## Requirement
Please retype the records below exactly, leaving out any pictures.

## Data supplied
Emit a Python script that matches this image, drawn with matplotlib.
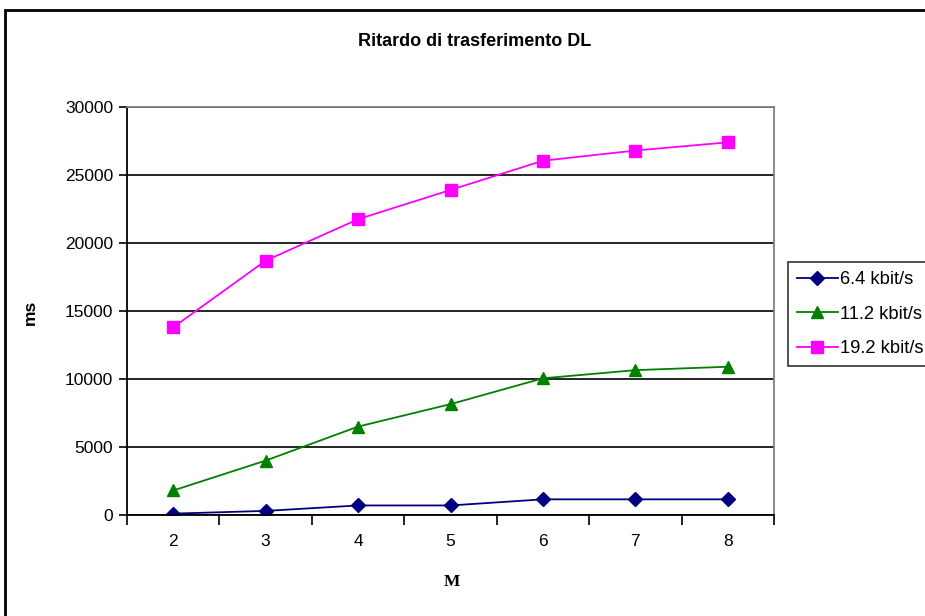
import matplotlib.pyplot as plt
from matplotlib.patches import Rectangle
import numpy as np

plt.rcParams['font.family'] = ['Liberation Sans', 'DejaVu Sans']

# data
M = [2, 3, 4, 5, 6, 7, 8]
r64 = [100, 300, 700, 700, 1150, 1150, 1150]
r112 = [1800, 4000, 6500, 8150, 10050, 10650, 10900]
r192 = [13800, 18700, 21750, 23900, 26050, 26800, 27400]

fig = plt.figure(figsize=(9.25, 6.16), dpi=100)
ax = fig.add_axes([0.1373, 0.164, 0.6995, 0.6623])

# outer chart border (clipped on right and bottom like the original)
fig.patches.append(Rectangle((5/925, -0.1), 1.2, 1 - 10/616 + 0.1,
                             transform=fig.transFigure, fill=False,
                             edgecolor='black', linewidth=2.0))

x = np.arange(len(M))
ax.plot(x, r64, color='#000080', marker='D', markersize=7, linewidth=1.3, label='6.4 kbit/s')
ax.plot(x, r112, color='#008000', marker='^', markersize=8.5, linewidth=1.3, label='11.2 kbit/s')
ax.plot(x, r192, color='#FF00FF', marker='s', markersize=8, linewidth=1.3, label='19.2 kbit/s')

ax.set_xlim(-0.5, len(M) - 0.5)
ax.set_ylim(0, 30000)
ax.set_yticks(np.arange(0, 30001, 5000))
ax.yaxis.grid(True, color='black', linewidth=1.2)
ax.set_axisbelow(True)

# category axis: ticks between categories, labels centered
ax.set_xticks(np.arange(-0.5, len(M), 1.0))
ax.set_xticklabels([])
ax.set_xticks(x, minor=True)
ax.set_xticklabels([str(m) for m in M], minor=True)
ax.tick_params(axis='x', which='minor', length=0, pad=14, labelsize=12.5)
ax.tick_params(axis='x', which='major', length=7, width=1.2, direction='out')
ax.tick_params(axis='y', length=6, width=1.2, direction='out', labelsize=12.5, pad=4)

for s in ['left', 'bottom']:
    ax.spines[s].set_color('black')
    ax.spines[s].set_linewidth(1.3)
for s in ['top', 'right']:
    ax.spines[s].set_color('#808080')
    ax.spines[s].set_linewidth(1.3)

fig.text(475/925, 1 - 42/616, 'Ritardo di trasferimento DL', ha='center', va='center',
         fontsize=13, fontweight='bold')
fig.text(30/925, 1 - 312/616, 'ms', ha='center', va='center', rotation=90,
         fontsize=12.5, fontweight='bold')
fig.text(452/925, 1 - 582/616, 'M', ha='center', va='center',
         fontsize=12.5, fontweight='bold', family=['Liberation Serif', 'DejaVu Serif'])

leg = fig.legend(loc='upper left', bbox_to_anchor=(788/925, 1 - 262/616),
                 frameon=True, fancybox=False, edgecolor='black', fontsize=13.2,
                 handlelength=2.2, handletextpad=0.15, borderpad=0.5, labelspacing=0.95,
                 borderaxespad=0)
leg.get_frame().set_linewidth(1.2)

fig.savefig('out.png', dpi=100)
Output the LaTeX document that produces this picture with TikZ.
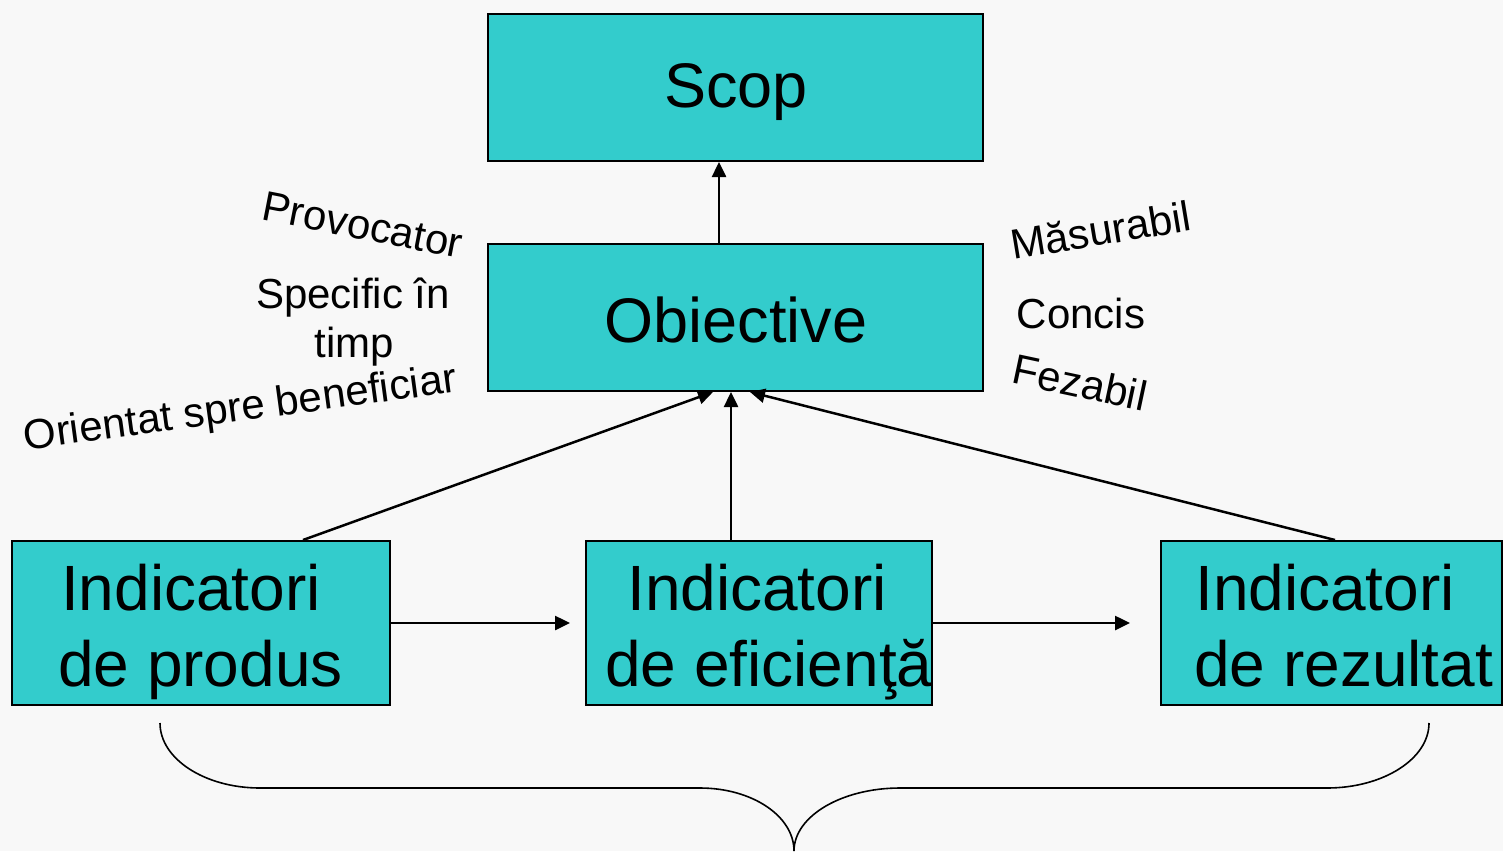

## Response to the task
Emit a Python script that matches this image, drawn with matplotlib.
import matplotlib.pyplot as plt
from matplotlib.patches import Rectangle
import numpy as np

plt.rcParams['font.family'] = ['Liberation Sans', 'DejaVu Sans']

# data
M = [2, 3, 4, 5, 6, 7, 8]
r64 = [100, 300, 700, 700, 1150, 1150, 1150]
r112 = [1800, 4000, 6500, 8150, 10050, 10650, 10900]
r192 = [13800, 18700, 21750, 23900, 26050, 26800, 27400]

fig = plt.figure(figsize=(9.25, 6.16), dpi=100)
ax = fig.add_axes([0.1373, 0.164, 0.6995, 0.6623])

# outer chart border (clipped on right and bottom like the original)
fig.patches.append(Rectangle((5/925, -0.1), 1.2, 1 - 10/616 + 0.1,
                             transform=fig.transFigure, fill=False,
                             edgecolor='black', linewidth=2.0))

x = np.arange(len(M))
ax.plot(x, r64, color='#000080', marker='D', markersize=7, linewidth=1.3, label='6.4 kbit/s')
ax.plot(x, r112, color='#008000', marker='^', markersize=8.5, linewidth=1.3, label='11.2 kbit/s')
ax.plot(x, r192, color='#FF00FF', marker='s', markersize=8, linewidth=1.3, label='19.2 kbit/s')

ax.set_xlim(-0.5, len(M) - 0.5)
ax.set_ylim(0, 30000)
ax.set_yticks(np.arange(0, 30001, 5000))
ax.yaxis.grid(True, color='black', linewidth=1.2)
ax.set_axisbelow(True)

# category axis: ticks between categories, labels centered
ax.set_xticks(np.arange(-0.5, len(M), 1.0))
ax.set_xticklabels([])
ax.set_xticks(x, minor=True)
ax.set_xticklabels([str(m) for m in M], minor=True)
ax.tick_params(axis='x', which='minor', length=0, pad=14, labelsize=12.5)
ax.tick_params(axis='x', which='major', length=7, width=1.2, direction='out')
ax.tick_params(axis='y', length=6, width=1.2, direction='out', labelsize=12.5, pad=4)

for s in ['left', 'bottom']:
    ax.spines[s].set_color('black')
    ax.spines[s].set_linewidth(1.3)
for s in ['top', 'right']:
    ax.spines[s].set_color('#808080')
    ax.spines[s].set_linewidth(1.3)

fig.text(475/925, 1 - 42/616, 'Ritardo di trasferimento DL', ha='center', va='center',
         fontsize=13, fontweight='bold')
fig.text(30/925, 1 - 312/616, 'ms', ha='center', va='center', rotation=90,
         fontsize=12.5, fontweight='bold')
fig.text(452/925, 1 - 582/616, 'M', ha='center', va='center',
         fontsize=12.5, fontweight='bold', family=['Liberation Serif', 'DejaVu Serif'])

leg = fig.legend(loc='upper left', bbox_to_anchor=(788/925, 1 - 262/616),
                 frameon=True, fancybox=False, edgecolor='black', fontsize=13.2,
                 handlelength=2.2, handletextpad=0.15, borderpad=0.5, labelspacing=0.95,
                 borderaxespad=0)
leg.get_frame().set_linewidth(1.2)

fig.savefig('out.png', dpi=100)
Output the LaTeX document that produces this picture with TikZ.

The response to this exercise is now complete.